This slender, gentle breed has an interesting build, which is similar to a Greyhound but smaller. Their shape can best be described as the letter “S”, with legs. Whippets have a low-hanging chest, tiny waist, a long neck and a tiny, long face. Their wispy but sturdy legs make them light and agile on their paws. Despite their chill demeanour, Whippets do need to get their energy out, and love to sprint about in a fenced-in yard. Whippets can alternate between high bursts of energy and lounging for hours. Their slight build and size, however, also make them compatible for condo living. Whippets rarely bark too, which makes them ideal for apartments or other noise-sensitive living arrangements.

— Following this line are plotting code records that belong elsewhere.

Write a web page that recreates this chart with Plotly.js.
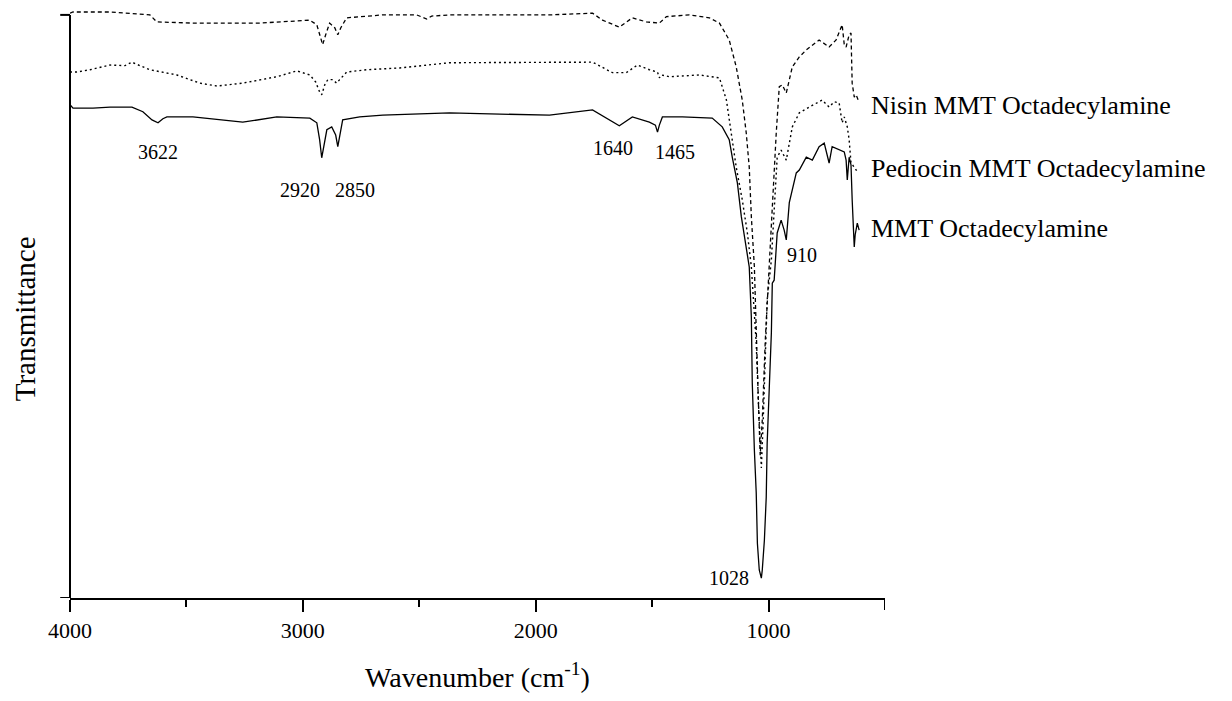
<!DOCTYPE html>
<html>
<head>
<meta charset="utf-8">
<script src="https://cdn.plot.ly/plotly-3.0.1.min.js"></script>
<style>html,body{margin:0;padding:0;background:#fff;}#chart{width:1232px;height:701px;}</style>
</head>
<body>
<div id="chart"></div>
<script>
// Wavenumber (cm-1) and transmittance (arbitrary units, curves offset as in the figure)
const wnMMT = [4000,3987,3901,3828,3734,3687,3648,3622,3601,3584,3472,3258,3112,2970,2940,2928,2919,2910,2897,2876,2859,2850,2842,2829,2756,2657,2370,1941,1756,1705,1641,1585,1512,1486,1477,1469,1456,1370,1242,1199,1169,1156,1134,1117,1096,1083,1074,1070,1061,1053,1048,1040,1031,1027,1018,1010,1006,997,988,984,976,963,946,933,924,911,881,868,838,812,783,761,740,727,697,675,667,662,654,646,641,632,628,619,611];
const tMMT = [84.6,84.0,84.0,84.2,84.2,83.4,82.0,81.5,82.2,82.5,82.5,81.6,82.5,82.3,81.5,78.6,75.5,77.7,80.3,80.8,79.4,77.4,79.4,82.0,82.5,82.8,83.2,82.8,83.7,82.5,81.0,82.5,81.6,81.1,79.9,81.1,82.5,82.5,82.3,80.8,78.6,75.6,71.2,65.4,59.7,56.8,48.2,36.9,25.4,18.0,9.4,4.8,3.4,4.8,9.9,17.3,26.6,36.9,45.5,54.0,54.5,62.6,64.8,63.1,61.4,67.8,72.9,73.4,75.6,75.1,77.4,78.0,74.6,77.4,76.8,76.5,75.1,71.7,75.6,74.3,68.3,60.2,62.3,64.3,63.1];

const wnNisin = [4000,3987,3828,3773,3657,3627,3472,3185,3013,2970,2940,2928,2915,2902,2885,2863,2850,2837,2812,2657,2511,2468,2447,2370,1941,1756,1713,1641,1585,1525,1469,1439,1340,1254,1211,1169,1139,1113,1096,1083,1074,1061,1053,1044,1036,1027,1014,997,984,967,954,941,924,911,898,868,838,783,740,710,684,675,667,654,646,641,632,624,615];
const tNisin = [100.3,100.5,100.5,100.3,100.0,98.8,98.6,98.6,99.1,99.1,98.3,96.6,94.9,96.6,98.6,97.8,96.6,97.8,99.5,100.0,100.0,99.3,99.8,100.0,100.0,100.3,99.1,97.9,99.5,98.8,98.6,99.7,100.0,99.5,98.6,95.7,91.1,85.4,79.8,73.9,65.4,56.8,47.7,34.0,24.5,30.5,44.3,56.8,68.3,79.8,87.7,88.0,86.6,88.9,91.1,92.8,94.0,95.7,94.5,95.7,98.3,94.9,94.5,96.6,96.9,88.3,85.9,86.3,85.4];

const wnPed = [4000,3970,3914,3828,3764,3734,3700,3657,3541,3442,3369,3258,3112,3026,2970,2945,2928,2919,2906,2893,2872,2855,2842,2812,2726,2584,2370,1941,1756,1671,1611,1563,1533,1512,1477,1469,1460,1426,1297,1211,1181,1160,1139,1113,1091,1074,1061,1053,1044,1031,1023,1014,1006,988,976,963,946,924,898,868,825,770,740,718,697,684,675,662,654,646,632,619];
const tPed = [90.2,90.2,90.6,91.4,91.3,91.9,91.3,90.6,89.7,88.3,87.8,88.3,89.4,90.4,89.7,88.5,86.8,86.3,88.0,88.9,88.9,88.3,88.9,90.2,90.6,90.9,91.8,91.8,91.9,90.1,90.1,91.4,90.9,90.6,90.2,89.2,89.7,89.4,89.7,89.2,85.4,79.8,73.9,68.3,62.6,56.8,48.2,43.7,34.0,22.3,30.5,42.5,51.1,58.0,67.1,75.6,76.8,75.1,80.8,83.2,84.2,85.4,84.2,85.1,84.9,81.5,82.5,80.8,78.6,74.6,73.9,73.1];

const xTickVals = [4000,3000,2000,1000];
const xTickText = ['4000','3000','2000','1000'];
const xMinorVals = [3500,2500,1500];
const xEndTick = 500;

const peakLabels = ['3622','2920','2850','1640','1465','910','1028'];
const peakX = [3622,3013,2777,1666,1400,855,1169];
const peakY = [76.5,70.0,70.0,77.2,76.5,58.8,3.4];

const seriesNames = ['Nisin MMT Octadecylamine','Pediocin MMT Octadecylamine','MMT Octadecylamine'];
const seriesLabelY = [84.5,73.7,63.4];

const serif = 'Liberation Serif';

const traces = [
  {x: wnNisin, y: tNisin, mode:'lines', name: seriesNames[0], line:{color:'#000', width:1.3, dash:'4px,3px'}},
  {x: wnPed, y: tPed, mode:'lines', name: seriesNames[1], line:{color:'#000', width:1.4, dash:'2px,3px'}},
  {x: wnMMT, y: tMMT, mode:'lines', name: seriesNames[2], line:{color:'#000', width:1.3}}
];

const annotations = [];
peakLabels.forEach((t,i)=>annotations.push({x:peakX[i], y:peakY[i], xref:'x', yref:'y', text:t, showarrow:false, font:{family:serif, size:20, color:'#000'}}));
seriesNames.forEach((t,i)=>annotations.push({x:568, y:seriesLabelY[i], xref:'x', yref:'y', xanchor:'left', text:t, showarrow:false, font:{family:serif, size:26, color:'#000'}}));
annotations.push({x:-0.0552, y:0.47, xref:'paper', yref:'paper', xanchor:'center', yanchor:'middle', text:'Transmittance', textangle:-90, showarrow:false, font:{family:serif, size:29, color:'#000'}});

const layout = {
  width:1232, height:701,
  margin:{l:70, r:347, t:5, b:103},
  paper_bgcolor:'#fff', plot_bgcolor:'#fff',
  showlegend:false,
  font:{family:serif, color:'#000'},
  xaxis:{
    range:[4000,500], showgrid:false, zeroline:false,
    showline:true, linecolor:'#000', linewidth:2,
    ticks:'outside', tickvals:xTickVals, ticktext:xTickText,
    ticklen:12, tickwidth:2, tickcolor:'#000',
    tickfont:{family:serif, size:22, color:'#000'},
    minor:{tickvals:xMinorVals, ticks:'outside', ticklen:7, tickwidth:2, tickcolor:'#000', showgrid:false},
    title:{text:'Wavenumber (cm<sup>-1</sup>)', font:{family:serif, size:28, color:'#000'}, standoff:25}
  },
  yaxis:{
    range:[0,101.7], showgrid:false, zeroline:false, showline:false,
    showticklabels:false, ticks:''
  },
  shapes:[
    {type:'line', xref:'paper', yref:'y', x0:0, x1:0, y0:0, y1:100, line:{color:'#000', width:2}},
    {type:'line', xref:'paper', yref:'y', x0:-0.012, x1:0, y0:100, y1:100, line:{color:'#000', width:2}},
    {type:'line', xref:'paper', yref:'y', x0:-0.012, x1:0, y0:0, y1:0, line:{color:'#000', width:2}},
    {type:'line', xref:'x', yref:'paper', x0:xEndTick, x1:xEndTick, y0:0, y1:-0.0202, line:{color:'#000', width:2}}
  ],
  annotations:annotations
};

Plotly.newPlot('chart', traces, layout, {staticPlot:true, displayModeBar:false});
</script>
</body>
</html>
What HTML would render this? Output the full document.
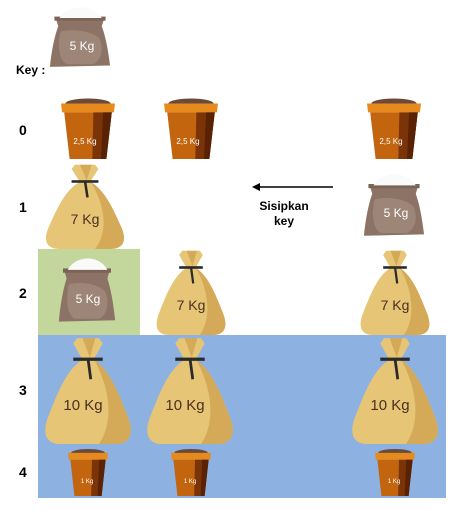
<!DOCTYPE html>
<html><head><meta charset="utf-8"><style>
body{margin:0;background:#fff;width:462px;height:505px;overflow:hidden}
text{font-family:"Liberation Sans",sans-serif}
</style></head><body>
<svg width="462" height="505" viewBox="0 0 462 505">
<defs>
<g id="bag">
<path d="M38,2 L62,2 L66,7 L56,22 C72,30 82,50 92,72 C102,92 94,100 80,100 L20,100 C6,100 -2,92 8,72 C18,50 28,30 44,22 L34,7 Z" fill="#e6c577"/>
<path d="M56,22 C72,30 82,50 92,72 C102,92 94,100 80,100 L62,100 C78,80 74,50 58,24 Z" fill="#d4aa59"/>
<path d="M44,2 L52,20 L58,2 Z" fill="#d4aa59"/>
<rect x="34" y="20" width="32" height="3" fill="#2a2a2a"/>
<path d="M50,21 L53,40" stroke="#2a2a2a" stroke-width="3"/>
</g>
<g id="sack">
<path d="M12,22 L88,22 L84,34 C92,55 95,78 97,92 L3,94 C5,75 9,52 16,34 Z" fill="#8c7365"/>
<path d="M20,42 C40,37 70,42 80,52 C88,66 84,85 70,90 L30,90 C15,85 15,56 20,42 Z" fill="#9d8578"/>
<rect x="10" y="20" width="80" height="6" fill="#7a6357"/>
<path d="M18,22 C30,2 70,0 84,22 Z" fill="#fafafa"/>
</g>
<g id="pot">
<ellipse cx="50" cy="12" rx="42" ry="8" fill="#6b4a3a"/>
<path d="M0,12 L100,12 L98,26 L2,26 Z" fill="#e68a1e"/>
<path d="M6,26 L94,26 L84,100 L16,100 Z" fill="#c2650e"/>
<path d="M60,26 L94,26 L84,100 L58,100 Z" fill="#7a3408"/>
<path d="M78,26 L94,26 L84,100 L74,100 Z" fill="#5a2204"/>
</g>
</defs>
<rect x="38" y="249" width="102" height="86" fill="#c3d69b"/>
<rect x="38" y="335" width="408" height="163" fill="#8db1e0"/>

<g>
<use href="#sack" transform="translate(48,3) scale(0.64,0.68)"/>
<text x="82" y="50" font-size="12" fill="#fff" text-anchor="middle">5 Kg</text>
</g>
<text x="16" y="74" font-size="12" font-weight="bold">Key :</text>

<g font-size="14" font-weight="bold">
<text x="19" y="135">0</text><text x="19" y="212">1</text><text x="19" y="298">2</text><text x="19" y="395">3</text><text x="19" y="477">4</text>
</g>

<g>
<use href="#pot" transform="translate(61,96) scale(0.54,0.63)"/>
<use href="#pot" transform="translate(164,96) scale(0.54,0.63)"/>
<use href="#pot" transform="translate(367,96) scale(0.54,0.63)"/>
<g font-size="8" fill="#fff" text-anchor="middle"><text x="85" y="144">2,5 Kg</text><text x="188" y="144">2,5 Kg</text><text x="391" y="144">2,5 Kg</text></g>
</g>

<g>
<use href="#bag" transform="translate(43,163) scale(0.84,0.86)"/>
<text x="85" y="224" font-size="14" fill="#4a3020" text-anchor="middle">7 Kg</text>
<use href="#sack" transform="translate(362,170) scale(0.64,0.7)"/>
<text x="396" y="217" font-size="12" fill="#fff" text-anchor="middle">5 Kg</text>
</g>
<g>
<line x1="333" y1="187" x2="258" y2="187" stroke="#000" stroke-width="1.5"/>
<path d="M252,187 L260,183 L260,191 Z" fill="#000"/>
</g>
<text x="284" y="210" font-size="12" font-weight="bold" text-anchor="middle"><tspan x="284">Sisipkan</tspan><tspan x="284" dy="15">key</tspan></text>

<g>
<use href="#sack" transform="translate(57,254) scale(0.6,0.72)"/>
<text x="88" y="303" font-size="12" fill="#fff" text-anchor="middle">5 Kg</text>
<use href="#bag" transform="translate(154,249) scale(0.74,0.86)"/>
<use href="#bag" transform="translate(358,249) scale(0.74,0.86)"/>
<g font-size="14" fill="#4a3020" text-anchor="middle"><text x="191" y="310">7 Kg</text><text x="395" y="310">7 Kg</text></g>
</g>

<g>
<use href="#bag" transform="translate(42,336) scale(0.92,1.08)"/>
<use href="#bag" transform="translate(144,336) scale(0.92,1.08)"/>
<use href="#bag" transform="translate(349,336) scale(0.92,1.08)"/>
<g font-size="15" fill="#4a3020" text-anchor="middle"><text x="83" y="410">10 Kg</text><text x="185" y="410">10 Kg</text><text x="390" y="410">10 Kg</text></g>
</g>

<g>
<use href="#pot" transform="translate(68,447) scale(0.4,0.49)"/>
<use href="#pot" transform="translate(171,447) scale(0.4,0.49)"/>
<use href="#pot" transform="translate(375,447) scale(0.4,0.49)"/>
<g font-size="6" fill="#fff" text-anchor="middle"><text x="87" y="483">1 Kg</text><text x="190" y="483">1 Kg</text><text x="394" y="483">1 Kg</text></g>
</g>
</svg>
</body></html>
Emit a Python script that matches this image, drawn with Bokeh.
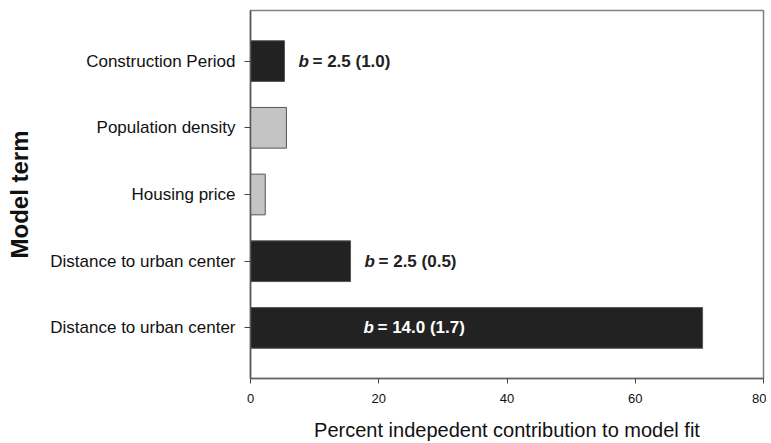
from bokeh.plotting import figure
from bokeh.models import ColumnDataSource, Range1d, FixedTicker
from bokeh.core.properties import value
from bokeh.embed import file_html
from bokeh.resources import INLINE

# Data (bottom to top)
terms = ["Distance to urban center", "Distance to urban center", "Housing price",
         "Population density", "Construction Period"]
contribution = [70.5, 15.6, 2.3, 5.6, 5.3]
significant = [True, True, False, False, True]
b_text = ["= 14.0 (1.7)", "= 2.5 (0.5)", "", "", "= 2.5 (1.0)"]
x_ticks = [0, 20, 40, 60, 80]

FONT = "Liberation Sans"
positions = list(range(1, len(terms) + 1))

p = figure(width=766, height=443, output_backend="svg", toolbar_location=None,
           x_range=Range1d(0, 80), y_range=Range1d(0.242, 5.758),
           min_border_left=250, min_border_right=3, min_border_top=10,
           min_border_bottom=60)

fills = ["#222222" if s else "#c4c4c4" for s in significant]
src = ColumnDataSource(dict(y=positions, right=contribution, fill=fills))
p.hbar(y="y", left=0, right="right", height=0.61, fill_color="fill",
       line_color="#555555", line_width=1, source=src)

# annotations
out_x, out_y, out_t = [], [], []
in_x, in_y, in_t = [], [], []
for pos, c, t in zip(positions, contribution, b_text):
    if not t:
        continue
    if c > 40:
        in_x.append(0); in_y.append(pos); in_t.append(t)
    else:
        out_x.append(c); out_y.append(pos); out_t.append(t)

osrc = ColumnDataSource(dict(x=out_x, y=out_y, t=out_t, b=["b"] * len(out_t)))
isrc = ColumnDataSource(dict(x=in_x, y=in_y, t=in_t, b=["b"] * len(in_t)))

common = dict(text_font=value(FONT), text_font_size="17px", text_baseline="middle",
              text_align="left")
p.text(x="x", y="y", text="b", source=osrc, x_offset=14, text_font_style="bold italic",
       text_color="#222222", **common)
p.text(x="x", y="y", text="t", source=osrc, x_offset=28, text_font_style="bold",
       text_color="#222222", **common)
p.text(x="x", y="y", text="b", source=isrc, x_offset=113, text_font_style="bold italic",
       text_color="#ffffff", **common)
p.text(x="x", y="y", text="t", source=isrc, x_offset=127, text_font_style="bold",
       text_color="#ffffff", **common)

# axes
p.xgrid.visible = False
p.ygrid.visible = False
p.outline_line_color = "#808080"
p.outline_line_width = 1.5

p.xaxis.ticker = FixedTicker(ticks=x_ticks)
p.xaxis.minor_tick_line_color = None
p.xaxis.major_tick_in = 0
p.xaxis.major_tick_out = 5
p.xaxis.major_label_standoff = 10
p.xaxis.axis_line_color = "#666666"
p.xaxis.axis_line_width = 1.5
p.xaxis.major_tick_line_color = "#444444"
p.xaxis.major_label_text_font = FONT
p.xaxis.major_label_text_font_size = "13px"
p.xaxis.major_label_text_color = "#111111"
p.xaxis.axis_label = "Percent indepedent contribution to model fit"
p.xaxis.axis_label_text_font = FONT
p.xaxis.axis_label_text_font_size = "20px"
p.xaxis.axis_label_text_font_style = "normal"
p.xaxis.axis_label_text_color = "#111111"
p.xaxis.axis_label_standoff = 13

p.yaxis.ticker = FixedTicker(ticks=positions)
p.yaxis.major_label_overrides = {pos: t for pos, t in zip(positions, terms)}
p.yaxis.minor_tick_line_color = None
p.yaxis.major_tick_in = 0
p.yaxis.major_tick_out = 6
p.yaxis.major_label_standoff = 9
p.yaxis.axis_line_color = "#555555"
p.yaxis.axis_line_width = 1.5
p.yaxis.major_tick_line_color = "#444444"
p.yaxis.major_label_text_font = FONT
p.yaxis.major_label_text_font_size = "17px"
p.yaxis.major_label_text_color = "#111111"
p.yaxis.axis_label = "Model term"
p.yaxis.axis_label_text_font = FONT
p.yaxis.axis_label_text_font_size = "24px"
p.yaxis.axis_label_text_font_style = "bold"
p.yaxis.axis_label_text_color = "#111111"
p.yaxis.axis_label_standoff = 14

open("out.html", "w").write(file_html(p, INLINE))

The Whippets’ history can be traced back to Victorian England. Coal miners at the time loved racing dogs, but couldn’t afford the maintenance of a Greyhound, a prime racing breed, and didn’t have the space to properly sprint them. They started breeding smaller Greyhounds, though it’s unclear which other breeds were used. In this way, a star was born. Whippets are a natural sprinter that could reach speeds over 55 km/hr. Their name is said to be derived from “whappet”, a dated word that means “a small dog that yaps”...even though that’s not part of the breed’s character.
Daily kibble serving
The Whippet should be fed a high-quality dog food appropriate to its age, whether puppy, adult or senior. Be careful of your Whippet’s calorie consumption and weight level. Treats can be great incentive in training, but be aware of how many you feed them, as too many can lead to obesity. Refrain from sharing table scraps and especially avoid cooked bones and foods with high fat content. Learn more about what human foods are safe for dogs, and which are not. It’s important to talk to your vet if you have any concerns about your dog’s weight or diet. Always make sure your Whippet has fresh, clean water available.